Do review planning opportunities: Instead of patschking with your investments during an election year, which is ill-advised, focus on the financial planning opportunities. A president has far more control over tax policy than the stock market. Having constructive conversations about wealth planning opportunities with your advisor is prudent.
In this political cycle, a key issue to address with clients is the expiration of the Tax Cuts and Jobs Act (TCJA). Under TCJA, which is set to expire at the end of next year, a single taxpayer can claim a federal estate and lifetime gift tax exemption of $13.61 million. Couples making joint gifts can double that amount. If there will be a Harris presidency, this act may not be extended, and the exemption amounts could default back to 2017 levels (adjusted for inflation). This will make the year 2025 an opportune time for ultra-high-net-worth families to develop estate and gifting strategies to get money out of their estate before 2026.
The Harris administration also suggested increasing the tax rate for families making over $400,000 a year. This proposal makes Roth IRA conversion more interesting for high-income families, where they can pay taxes in 2025 at a tax rate that may be lower than in the coming years.
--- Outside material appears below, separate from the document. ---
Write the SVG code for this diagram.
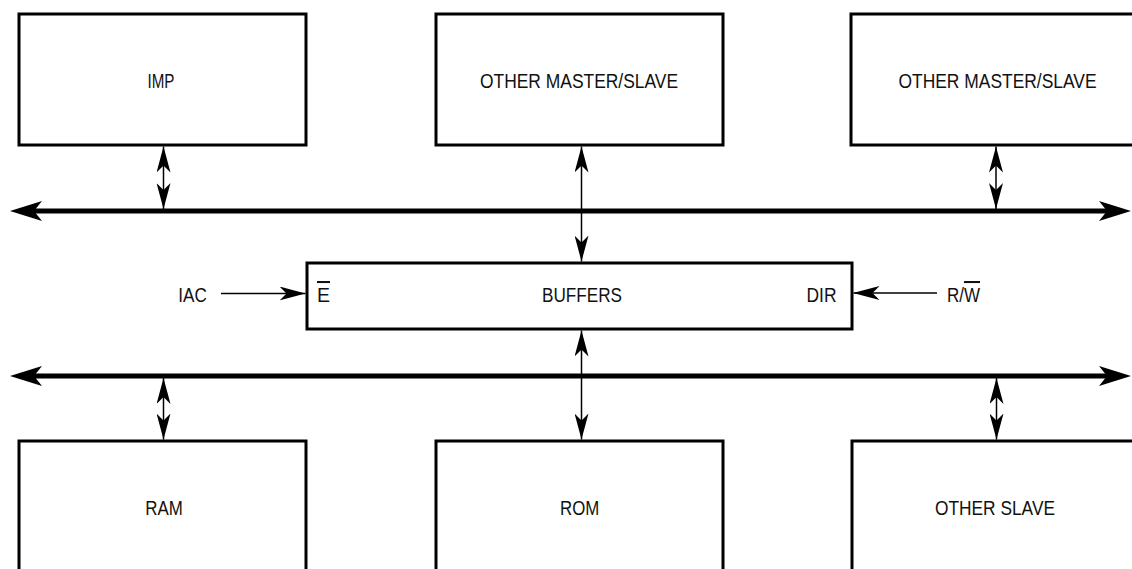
<svg xmlns="http://www.w3.org/2000/svg" width="1132" height="569" viewBox="0 0 1132 569">
<style>
.box{fill:#fff;stroke:#000;stroke-width:3}
.lbl{font-family:"Liberation Sans",Arial,sans-serif;font-size:20.5px;fill:#111;text-anchor:middle}
.wire{stroke:#000;stroke-width:1.5;fill:none;marker-start:url(#ah);marker-end:url(#ah)}
.wire1{stroke:#000;stroke-width:1.5;fill:none;marker-end:url(#ah)}
.bus{stroke:#000;stroke-width:5;fill:none;marker-start:url(#bh);marker-end:url(#bh)}
</style>
<defs>
<marker id="ah" viewBox="0 0 26 14" refX="26" refY="7" markerWidth="26" markerHeight="14" markerUnits="userSpaceOnUse" orient="auto-start-reverse">
<path d="M0,0 L26,7 L0,14 L7,7 Z" fill="#000"/>
</marker>
<marker id="bh" viewBox="0 0 32 20" refX="8" refY="10" markerWidth="32" markerHeight="20" markerUnits="userSpaceOnUse" orient="auto-start-reverse">
<path d="M0,0 L32,10 L0,20 L8,10 Z" fill="#000"/>
</marker>
</defs>
<rect width="1132" height="569" fill="#fff"/>

<g id="imp">
<rect class="box" x="19" y="14" width="287" height="131"/>
<text class="lbl" x="161" y="88" textLength="27" lengthAdjust="spacingAndGlyphs">IMP</text>
</g>
<g id="master-slave-1">
<rect class="box" x="436" y="14" width="287" height="131"/>
<text class="lbl" x="579" y="88" textLength="198" lengthAdjust="spacingAndGlyphs">OTHER MASTER/SLAVE</text>
</g>
<g id="master-slave-2">
<rect class="box" x="851" y="14" width="290" height="131"/>
<text class="lbl" x="997.5" y="88" textLength="198" lengthAdjust="spacingAndGlyphs">OTHER MASTER/SLAVE</text>
</g>
<g id="buffers">
<rect class="box" x="307" y="263" width="545" height="66"/>
<text class="lbl" x="582" y="302" textLength="80" lengthAdjust="spacingAndGlyphs">BUFFERS</text>
<text class="lbl" x="323.5" y="302" text-decoration="overline" textLength="13" lengthAdjust="spacingAndGlyphs">E</text>
<text class="lbl" x="821.5" y="302" textLength="30" lengthAdjust="spacingAndGlyphs">DIR</text>
</g>
<g id="iac">
<text class="lbl" x="192.5" y="302" textLength="28.5" lengthAdjust="spacingAndGlyphs">IAC</text>
</g>
<g id="rw">
<text class="lbl" x="963.5" y="302" textLength="33" lengthAdjust="spacingAndGlyphs">R/<tspan text-decoration="overline">W</tspan></text>
</g>
<g id="ram">
<rect class="box" x="19" y="441" width="287" height="140"/>
<text class="lbl" x="164" y="515" textLength="37.5" lengthAdjust="spacingAndGlyphs">RAM</text>
</g>
<g id="rom">
<rect class="box" x="436" y="441" width="287" height="140"/>
<text class="lbl" x="579.7" y="515" textLength="39.3" lengthAdjust="spacingAndGlyphs">ROM</text>
</g>
<g id="other-slave">
<rect class="box" x="852" y="441" width="290" height="140"/>
<text class="lbl" x="995" y="515" textLength="120" lengthAdjust="spacingAndGlyphs">OTHER SLAVE</text>
</g>

<g id="connectors">
<line class="bus" x1="34" y1="211" x2="1107" y2="211"/>
<line class="bus" x1="34" y1="376" x2="1107" y2="376"/>
<line class="wire" x1="163.5" y1="146.5" x2="163.5" y2="209"/>
<line class="wire" x1="581.5" y1="146.5" x2="581.5" y2="261.5"/>
<line class="wire" x1="996" y1="146.5" x2="996" y2="209"/>
<line class="wire" x1="163.5" y1="378" x2="163.5" y2="439.5"/>
<line class="wire" x1="581.5" y1="330.5" x2="581.5" y2="439.5"/>
<line class="wire" x1="996.5" y1="378" x2="996.5" y2="439.5"/>
<line class="wire1" x1="221" y1="293.5" x2="305.5" y2="293.5"/>
<line class="wire1" x1="937" y1="293" x2="853.5" y2="293"/>
</g>
</svg>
If Trump wins, you may not feel the urgency to make such moves given the prospect of a more favorable tax regime. In fact, if you think a Trump administration will lower taxes, then waiting to do certain planning, like recognizing large stock gains or selling a business, may be prudent.
Do ignore the noise: Most of the news and content disseminated during an election year is nurishkite. It’s just a way for various news networks and social media influencers to get more engagement. During these emotionally challenging times your investment north star should be this mantra: “Politics and your portfolio don’t mix.” However, if you do want to make personal financial decisions in the coming months, using the above framework can help keep you out of trouble.